Along with all those years of theory learning and practical experience in creating designs, when you hire a pro designer you also get a whole lot of incidental knowledge about utilizing printing services to get the best result for a design. There is a purpose for all of the dozens of image file types, export options and print settings, though most of us are blissfully unaware of them! Today we tap into that pro knowledge to help you get the same picture-perfect result for your own company marketing materials.

- Provide native application files where possible

Yes, this does give the printing service the opportunity to change things around. However, there's no reason to be concerned over this capability – they have no interest in changing your work! However, providing the native application file (like an Indesign package or Illustrator file) does allow the printer to export it using their preferred settings, without back-and-forthing too much.

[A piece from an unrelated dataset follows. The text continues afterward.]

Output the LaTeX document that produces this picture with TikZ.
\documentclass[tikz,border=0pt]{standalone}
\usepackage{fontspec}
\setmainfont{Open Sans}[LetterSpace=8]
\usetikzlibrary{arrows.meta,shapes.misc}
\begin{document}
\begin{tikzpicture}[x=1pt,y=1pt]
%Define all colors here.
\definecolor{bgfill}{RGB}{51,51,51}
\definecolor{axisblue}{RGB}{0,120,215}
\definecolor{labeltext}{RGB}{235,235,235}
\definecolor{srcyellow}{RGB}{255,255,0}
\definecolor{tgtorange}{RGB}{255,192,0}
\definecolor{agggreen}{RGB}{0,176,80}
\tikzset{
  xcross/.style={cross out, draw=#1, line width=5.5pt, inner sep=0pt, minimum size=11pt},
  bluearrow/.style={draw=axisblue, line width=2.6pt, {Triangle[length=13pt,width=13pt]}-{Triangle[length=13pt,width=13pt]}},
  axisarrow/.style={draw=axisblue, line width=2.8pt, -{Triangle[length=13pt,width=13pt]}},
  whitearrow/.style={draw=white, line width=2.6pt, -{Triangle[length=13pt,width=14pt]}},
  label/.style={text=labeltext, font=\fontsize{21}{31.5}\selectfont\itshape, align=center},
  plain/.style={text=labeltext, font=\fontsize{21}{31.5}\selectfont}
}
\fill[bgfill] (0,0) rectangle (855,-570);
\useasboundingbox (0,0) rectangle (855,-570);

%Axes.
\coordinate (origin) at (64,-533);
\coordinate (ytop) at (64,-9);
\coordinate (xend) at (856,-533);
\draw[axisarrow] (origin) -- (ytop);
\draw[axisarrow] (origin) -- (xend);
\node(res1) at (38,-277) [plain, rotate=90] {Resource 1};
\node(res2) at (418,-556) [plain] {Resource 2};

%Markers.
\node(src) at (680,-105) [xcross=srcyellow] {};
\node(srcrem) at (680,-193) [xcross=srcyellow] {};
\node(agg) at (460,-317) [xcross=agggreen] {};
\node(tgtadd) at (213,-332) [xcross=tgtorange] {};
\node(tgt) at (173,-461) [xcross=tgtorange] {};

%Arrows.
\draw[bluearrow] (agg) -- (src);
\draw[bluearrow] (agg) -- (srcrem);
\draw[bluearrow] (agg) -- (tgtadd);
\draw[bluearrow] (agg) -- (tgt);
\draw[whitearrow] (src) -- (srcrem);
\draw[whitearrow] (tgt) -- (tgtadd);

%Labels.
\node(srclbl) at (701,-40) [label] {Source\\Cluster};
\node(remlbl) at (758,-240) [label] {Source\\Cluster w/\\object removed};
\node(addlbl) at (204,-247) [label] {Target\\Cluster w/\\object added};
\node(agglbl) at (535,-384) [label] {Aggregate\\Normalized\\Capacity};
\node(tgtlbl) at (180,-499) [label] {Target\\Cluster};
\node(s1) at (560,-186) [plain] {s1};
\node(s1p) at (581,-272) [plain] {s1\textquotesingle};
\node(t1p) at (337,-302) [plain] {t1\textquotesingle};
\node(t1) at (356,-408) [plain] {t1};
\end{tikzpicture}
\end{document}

- Include fonts with native application files

Many people don't know that unless a font is installed on a computer, it won't display within a document. You'll need to email your font files (located in Control Panel> Fonts in Windows) along with your pdf or your native application file.

- Include linked images with native application files

It is also easy to forget that although a picture displays properly in InDesign or Illustrator, that display is only good because it references a place on your hard drive. You'll need to include any additional images that are linked to your application file as well, for the printing service – otherwise the picture will come out horribly pixelated!

- Include written instructions detailing file names, etc

It is always good practice not to assume that your trade printer knows which files are supposed to go where. Send a list (either in hard copy or via email) detailing how many copies you need of each document, including the file name, and the stock you were expecting to be used. Include your contact numbers in case there are any problems with the files, or clarification is needed.

- Confirm arrival by email

Ask your printing service to drop you a quick line to let you know they've received the files. If you don't have this confirmation by a particular time, give them a ring to make sure your files haven't been lost in the ether!

- Use Mediafire(www.mediafire.com) or other file sharing site for large files

Email client timeouts often mean that it isn't possible for printing services to receive large files (above 10 megs) via email. A great alternative are file sharing services such as Senduit, where you upload the file to a web server, and your printer downloads it.

- Compress your file if possible with Zip or Stuffit

You can make the entire sending process much easier by compressing the file with a program like Zip for Windows, or StuffIt for Mac.

- Do your own printout before sending

Do your own printout before you send the file to the printer. It is a quirk of the human eye that we often simply don't see mistakes on the screen which are glaringly obvious on the printed page. If you don't want to be making last minute frantic phone calls to the printer asking them to pull the plates because you've discovered you misspelt a word … print first!